Still, none of this has spared Gemfields from financial turbulence. The company has struggled through a perfect storm of its own, culminating in a $30m rights issue completed in June 2025. The causes of Gemfields’ woes have been far more company-specific than simply soft luxury demand.

Beyond the broader slowdown in global luxury sales, three simultaneous challenges have impacted the group’s balance sheet. First, the emerald market was thrown into disarray in the second half of 2024 when a rival Zambian emerald producer flooded the market with discounted stones. Three back-to-back auctions from the competitor, including one billed as “the largest emerald auction in history”, coincided awkwardly with Gemfields’ own sales. 

Buyers, anticipating cheaper stones, held back bids. Revenues at Gemfields’ higher-quality emerald auction in November 2024 disappointed, and although a follow-up auction in February 2025 saw partial recovery, the damage was done. Gemfields has responded by pausing mining at Kagem, choosing instead to process stockpiles while waiting for market stability to return.

Fabergé egg

Second, Gemfields has been hit by a stark drop in premium ruby production from Montepuez. In 2024, the mine yielded only 40,006 carats of premium rubies, roughly half the average of the prior three years. Because a mere 5% of mined rubies typically account for 90% of auction revenues, this shortfall has had an outsized impact on income. There’s no obvious geological cause for the drop; management believes it’s simply a result of natural variability and expects production to rebound. 

Meanwhile, Gemfields pins hope on its new second processing plant at Montepuez (PP2), scheduled to triple processing capacity to 600 tons an hour later in 2025. The facility should help unlock ruby stockpiles, bring new colour variations to market, and reduce dependence on specific high-value pockets.

Third, Mozambique’s political volatility flared up in late 2024, with civil unrest leading to a three-day mining halt at Montepuez and higher costs for supplies and fuel. While conditions have largely stabilised, insurgent activity and illegal mining remain threats.

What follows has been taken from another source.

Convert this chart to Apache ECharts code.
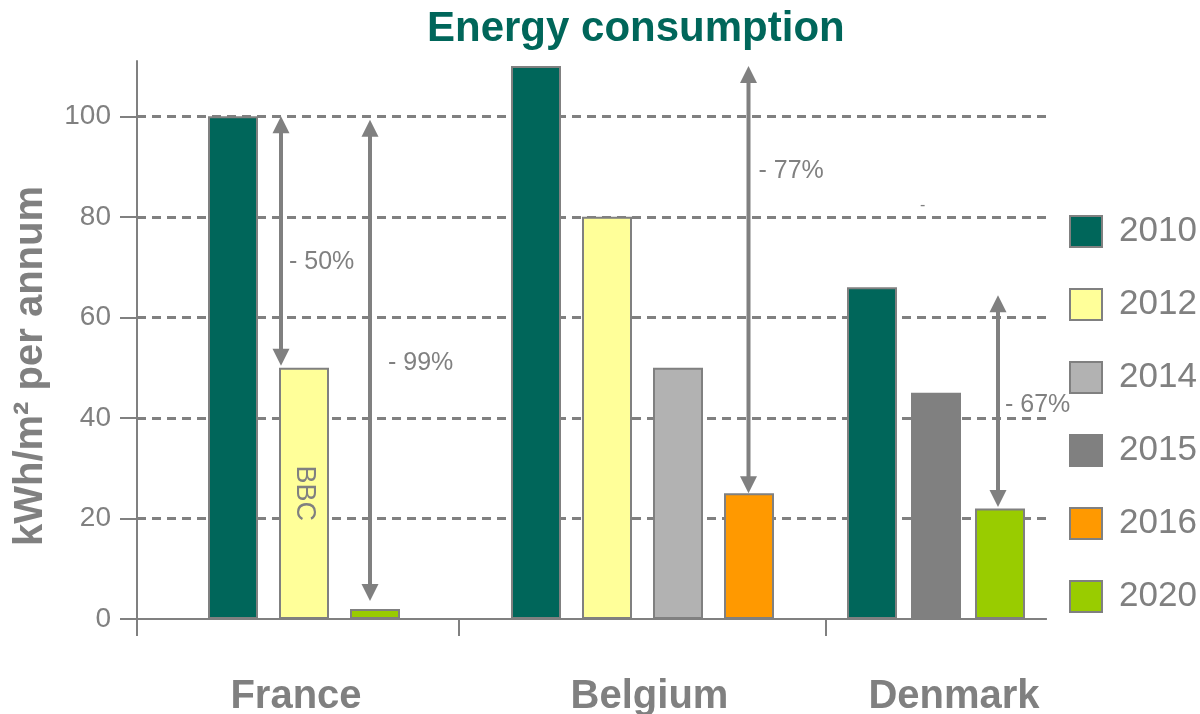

These pressures forced Gemfields into its $30m rights issue. As outlined in its rights issue circular, the capital raise aimed to plug a near-term working capital shortfall exacerbated by weaker auction revenues and heavy investment in growth projects. 

Chief among those projects is PP2, Gemfields’ biggest single investment to date, with an outlay near $70m. The rights issue was priced at significant discounts of 19.7% to the theoretical ex-rights price in the UK and 21.5% in South Africa. Assore International Holdings and Rational Expectations, significant shareholders, underwrote the deal and provided bridging loans totalling $13.4 million to keep Gemfields afloat while the rights issue was being completed.

Alongside the capital raise, Gemfields has been aggressively cutting costs. Non-essential spending and capital projects have been suspended, including work at certain ruby development assets in Mozambique and a gold project at Nairoto. Mining at Kagem was paused for six months to save cash. 

The group is also exploring strategic options, including a potential sale, for Fabergé, its luxury jewellery brand acquired in 2013. Fabergé, with its heritage stretching back to the Russian imperial court, has been used to showcase Gemfields’ stones and promote the wider coloured gemstone market. 

However, the process has been halted pending completion of the rights issue and might resume later in 2025.

Gemfields’ story shows that although diamonds and coloured gemstones often share the spotlight, their markets work in fundamentally different ways.

Lab-grown diamonds have taken significant market share from natural stones, but when it comes to rubies and emeralds, rarity and unique character still drive value. For Gemfields, the challenge now is to fix its operational issues and prove to investors that natural-coloured gemstones can still hold their premium in a shifting global market.